Implementation of the Building Strong Families Program

Publisher: Washington, DC: Mathematica Policy Research
Jan 07, 2008
M. Robin Dion, Alan M. Hershey, Heather H. Zaveri, Sarah A. Avellar, Debra A. Strong, Timothy Silman, and Ravaris Moore
Building Strong Families (BSF) is a large-scale demonstration and rigorous evaluation of marriage and relationship education programs that has now enrolled more than 5,000 low-income, romantically involved, unmarried couples. At enrollment, all couples were expecting or recently had a child together.

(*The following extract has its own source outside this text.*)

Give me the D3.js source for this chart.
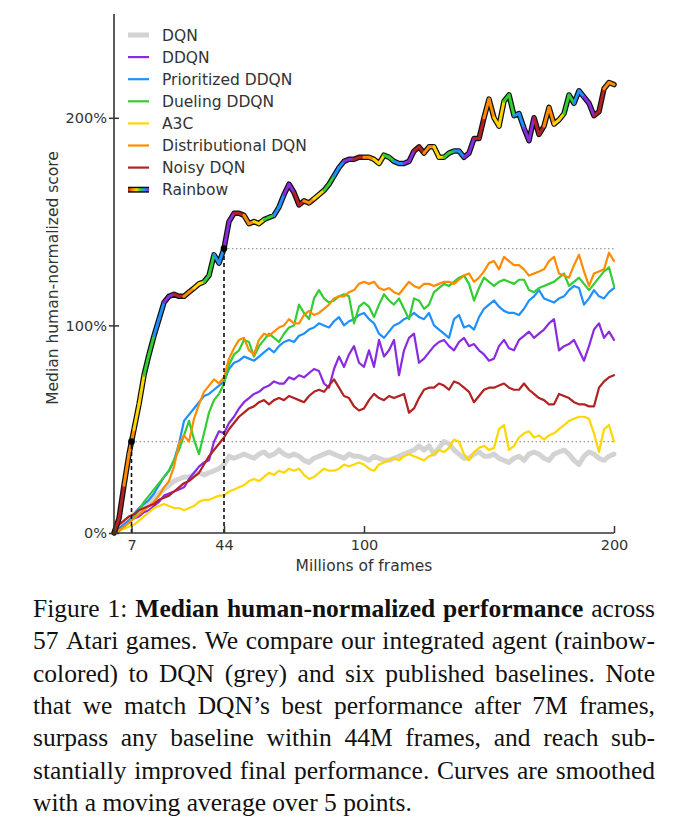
<!DOCTYPE html>
<html><head><meta charset="utf-8">
<script src="https://cdn.jsdelivr.net/npm/d3@7"></script>
<style>body{margin:0;background:#fff}</style>
</head><body><svg id="c" width="684" height="820"></svg>
<script>
// ---------- data ----------
const frames = d3.range(0, 201, 2); // millions of frames, sampled every 2M
const seriesNames = ["DQN","DDQN","Prioritized DDQN","Dueling DDQN","A3C","Distributional DQN","Noisy DQN","Rainbow"];
const seriesColors = ["#d3d3d3","#8a2be2","#1e90ff","#32cd32","#ffd700","#ff8c00","#b22222",null];
const rainbowColors = ["#b22222","#ff8c00","#ffd700","#32cd32","#1e90ff","#8a2be2"];

const dqn = [0,2,4,6,9,11,13,15,17,19, 21,23,25,26,27,27,28,29,28,29, 30,31,33,37,36,37,38,37,36,38,
  39,37,38,40,38,37,38,37,35,34, 36,37,38,39,38,37,36,38,37,37, 36,35,37,36,35,35,36,37,38,39,
  40,42,40,42,38,41,44,43,40,38, 36,36,38,39,37,37,38,36,35,34, 36,37,35,38,39,38,36,35,38,39,
  40,38,35,33,37,39,38,36,35,37, 38];
const ddqn = [0,2,4,6,7,8,10,11,13,15, 18,19,20,21,22,26,29,32,34,35, 44,49,48,53,56,60,63,65,67,68,
  70,71,73,72,72,75,74,76,75,77, 79,78,72,70,79,85,80,86,90,82, 80,88,80,93,85,88,93,76,88,94,
  96,82,84,87,90,92,93,90,88,92, 94,90,91,88,86,83,84,90,93,89, 88,93,95,97,94,96,98,101,103,88,
  90,91,93,88,83,90,98,101,94,97, 93];
const prioritized = [0,2,4,6,9,12,14,16,19,23, 27,30,35,43,54,57,60,63,66,67, 69,71,73,79,82,83,85,84,83,85,
  87,89,87,90,92,93,92,95,96,98, 99,101,100,99,102,104,100,102,103,105, 106,103,101,96,94,97,100,101,103,104,
  106,104,103,106,100,98,96,94,103,105, 99,100,98,104,108,110,112,109,107,106, 106,105,108,112,114,117,113,112,111,113,
  114,117,119,118,110,113,117,114,113,116, 118];
const dueling = [0,1,3,5,8,11,15,18,21,24, 27,30,35,40,47,54,45,38,48,58, 64,67,72,81,86,88,93,92,85,90,
  93,96,94,92,96,99,100,110,106,103, 113,117,113,111,112,114,115,114,101,109, 111,109,104,110,115,112,110,113,108,103,
  113,112,108,110,116,118,120,119,121,123, 124,120,112,118,123,121,119,121,122,121, 120,122,122,117,116,118,119,120,121,123,
  125,119,121,123,120,117,120,123,126,128, 119];
const a3c = [0,1,2,3,4,6,8,10,12,13, 14,13,12,12,11,12,13,15,16,16, 17,18,18,20,21,22,23,25,26,25,
  27,29,28,30,29,31,30,31,28,26, 27,29,31,30,30,31,33,32,33,34, 33,31,30,33,34,35,36,35,37,38,
  37,36,35,37,38,40,39,41,45,44, 38,35,39,41,42,40,41,50,52,40, 42,46,48,49,46,47,45,47,48,50,
  52,54,55,56,56,55,48,39,50,52, 44];
const distributional = [0,1,3,5,7,9,11,13,15,18, 22,25,32,43,47,44,55,62,68,71, 74,72,75,84,89,93,94,88,86,93,
  96,95,97,99,100,103,101,101,105,107, 105,106,108,110,113,114,114,116,117,120, 121,120,121,118,117,118,116,115,118,121,
  119,118,120,120,119,120,121,121,120,122, 124,125,121,123,126,130,131,127,133,131, 129,129,127,124,125,126,127,131,133,125,
  124,123,129,134,126,119,125,126,127,135, 131];
const noisy = [0,4,6,8,9,11,12,13,14,16, 17,18,20,22,24,25,27,29,33,37, 40,43,46,50,53,56,58,60,61,63,
  64,62,64,65,64,66,65,64,63,66, 68,69,68,71,74,70,66,65,61,59, 60,64,67,65,64,66,65,66,67,58,
  60,65,69,70,70,72,71,69,73,72, 70,68,63,66,69,70,70,71,72,70, 69,69,72,69,67,65,64,62,62,67,
  66,65,63,62,62,61,61,70,73,75, 76];
const rainbow = [0,7,23,38,50,62,76,86,95,103, 111,114,115,114,114,116,118,120,121,124, 134,130,137,150,154,154,153,149,150,149,
  151,152,153,157,163,168,164,158,160,159, 161,163,165,168,172,176,179,180,180,181, 181,181,180,178,182,181,179,178,178,179,
  184,186,183,186,186,181,181,183,184,184, 181,183,190,190,200,209,200,196,208,211, 201,202,195,189,200,192,196,205,197,199,
  202,211,207,213,210,207,201,203,214,217, 216];

const xTicks = [7, 44, 100, 200];
const yTicks = [0, 100, 200];
const markFrames = [7, 44];
const markValues = [44, 137];

const captionLines = [
  [["Figure 1: ",0],["Median human-normalized performance",1],[" across",0]],
  [["57 Atari games. We compare our integrated agent (rainbow-",0]],
  [["colored) to DQN (grey) and six published baselines. Note",0]],
  [["that we match DQN\u2019s best performance after 7M frames,",0]],
  [["surpass any baseline within 44M frames, and reach sub-",0]],
  [["stantially improved final performance. Curves are smoothed",0]],
  [["with a moving average over 5 points.",0]]
];

// ---------- drawing ----------
const svg = d3.select('#c');
const x = d3.scaleLinear().domain([0, 200]).range([114, 614]);
const y = d3.scaleLinear().domain([0, 250]).range([533, 14]);
const FONT = "DejaVu Sans";
const TXT = "#333";

const allSeries = [dqn, ddqn, prioritized, dueling, a3c, distributional, noisy];
const line = d3.line().x((d, i) => x(frames[i])).y(d => y(d));

// reference dotted lines
const gRef = svg.append('g');
markFrames.forEach((f, k) => {
  gRef.append('line').attr('x1', x(f)).attr('x2', x(200)).attr('y1', y(markValues[k])).attr('y2', y(markValues[k]))
    .attr('stroke', '#999').attr('stroke-width', 1.2).attr('stroke-dasharray', '1.5,2.5');
});

// baseline series
allSeries.forEach((s, k) => {
  svg.append('path').attr('d', line(s)).attr('fill', 'none')
    .attr('stroke', seriesColors[k]).attr('stroke-width', k === 0 ? 5 : 2.2)
    .attr('stroke-linejoin', 'round').attr('stroke-linecap', 'round');
});

// rainbow series
svg.append('path').attr('d', line(rainbow)).attr('fill', 'none').attr('stroke', '#111')
  .attr('stroke-width', 5.5).attr('stroke-linejoin', 'round').attr('stroke-linecap', 'round');
const gR = svg.append('g');
for (let i = 0; i < frames.length - 1; i++) {
  gR.append('line')
    .attr('x1', x(frames[i])).attr('y1', y(rainbow[i]))
    .attr('x2', x(frames[i + 1])).attr('y2', y(rainbow[i + 1]))
    .attr('stroke', rainbowColors[Math.floor(frames[i] / 4) % 6])
    .attr('stroke-width', 3).attr('stroke-linecap', 'round');
}

// vertical dashed lines and markers
markFrames.forEach((f, k) => {
  svg.append('line').attr('x1', x(f)).attr('x2', x(f)).attr('y1', y(0)).attr('y2', y(markValues[k]))
    .attr('stroke', '#111').attr('stroke-width', 1.6).attr('stroke-dasharray', '4,3');
  svg.append('circle').attr('cx', x(f)).attr('cy', y(markValues[k])).attr('r', 3.3).attr('fill', '#000');
});

// axes
const xAxis = svg.append('g').attr('transform', `translate(0,${y(0)})`)
  .call(d3.axisBottom(x).tickValues(xTicks).tickSizeInner(-7).tickSizeOuter(0).tickPadding(7));
const yAxis = svg.append('g').attr('transform', `translate(${x(0)},0)`)
  .call(d3.axisLeft(y).tickValues(yTicks).tickFormat(d => d + '%').tickSizeInner(0).tickSizeOuter(0).tickPadding(7));
yAxis.selectAll('.tick').append('line').attr('x1', -5).attr('x2', 5).attr('stroke', TXT).attr('stroke-width', 1.5);
[xAxis, yAxis].forEach(g => {
  g.select('.domain').attr('stroke', TXT).attr('stroke-width', 1.6);
  g.selectAll('.tick line').attr('stroke', TXT).attr('stroke-width', 1.5);
  g.selectAll('.tick text').attr('font-family', FONT).attr('font-size', 14.5).attr('fill', TXT);
});
yAxis.select('.domain').attr('d', `M0,${y(0)}V${y(250)}`);
xAxis.select('.domain').attr('d', `M${x(0)},0H${x(200)}`);

svg.append('text').attr('x', x(100)).attr('y', 571).attr('text-anchor', 'middle')
  .attr('font-family', FONT).attr('font-size', 15.5).attr('fill', TXT).text('Millions of frames');
svg.append('text').attr('transform', 'translate(58,278) rotate(-90)').attr('text-anchor', 'middle')
  .attr('font-family', FONT).attr('font-size', 15.5).attr('fill', TXT).text('Median human-normalized score');

// legend
const defs = svg.append('defs');
const grad = defs.append('linearGradient').attr('id', 'rb').attr('gradientUnits', 'userSpaceOnUse')
  .attr('x1', 128).attr('x2', 149).attr('y1', 0).attr('y2', 0);
rainbowColors.forEach((c, i) => grad.append('stop').attr('offset', i / 5).attr('stop-color', c));
const leg = svg.append('g');
seriesNames.forEach((n, k) => {
  const yy = 35 + k * 22.1;
  if (k === 7) {
    leg.append('line').attr('x1', 128).attr('x2', 149).attr('y1', yy).attr('y2', yy)
      .attr('stroke', '#111').attr('stroke-width', 6);
    leg.append('line').attr('x1', 128).attr('x2', 149).attr('y1', yy).attr('y2', yy)
      .attr('stroke', 'url(#rb)').attr('stroke-width', 3);
  } else {
    leg.append('line').attr('x1', 128).attr('x2', 149).attr('y1', yy).attr('y2', yy)
      .attr('stroke', seriesColors[k]).attr('stroke-width', k === 0 ? 5 : 2.2);
  }
  leg.append('text').attr('x', 162).attr('y', yy).attr('dy', '0.36em')
    .attr('font-family', FONT).attr('font-size', 15.5).attr('fill', TXT).text(n);
});

// caption (justified)
const cap = svg.append('g').attr('font-family', 'Liberation Serif, Times New Roman, serif')
  .attr('font-size', 25.5).attr('fill', '#111');
const LEFT = 33, RIGHT = 655;
captionLines.forEach((parts, li) => {
  const yy = 617 + li * 32.3;
  const words = [];
  parts.forEach(([t, b]) => t.split(' ').filter(w => w.length).forEach(w => words.push([w, b])));
  const els = words.map(([w, b]) => cap.append('text').attr('y', yy).attr('font-weight', b ? 'bold' : 'normal').text(w));
  const widths = els.map(e => e.node().getComputedTextLength());
  const total = d3.sum(widths);
  const last = li === captionLines.length - 1;
  const gap = last ? 25.5 * 0.25 : (RIGHT - LEFT - total) / (words.length - 1);
  let cx = LEFT;
  els.forEach((e, i) => { e.attr('x', cx); cx += widths[i] + gap; });
});
</script></body></html>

This report highlights key findings from an implementation analysis of BSF’s seven program sites in Atlanta, Baltimore, Baton Rouge, Florida, Indiana, Oklahoma, and Texas during the evaluation's first 6 to 14 months. The analysis documents recruitment and enrollment practices, describes the characteristics of enrolled couples, provides data on program participation, and summarizes the experiences of couples participating in the intervention. Individuals who enrolled in the program were typically in their mid-twenties, and often had children from prior relationships. While most had a high school education, earnings and income were low. Over half the recruited sample members were African American, about one-quarter were Hispanic, and about 14 percent were non-Hispanic white. The average couple had known each other for several years, was cohabiting, and had high hopes for marrying their partner.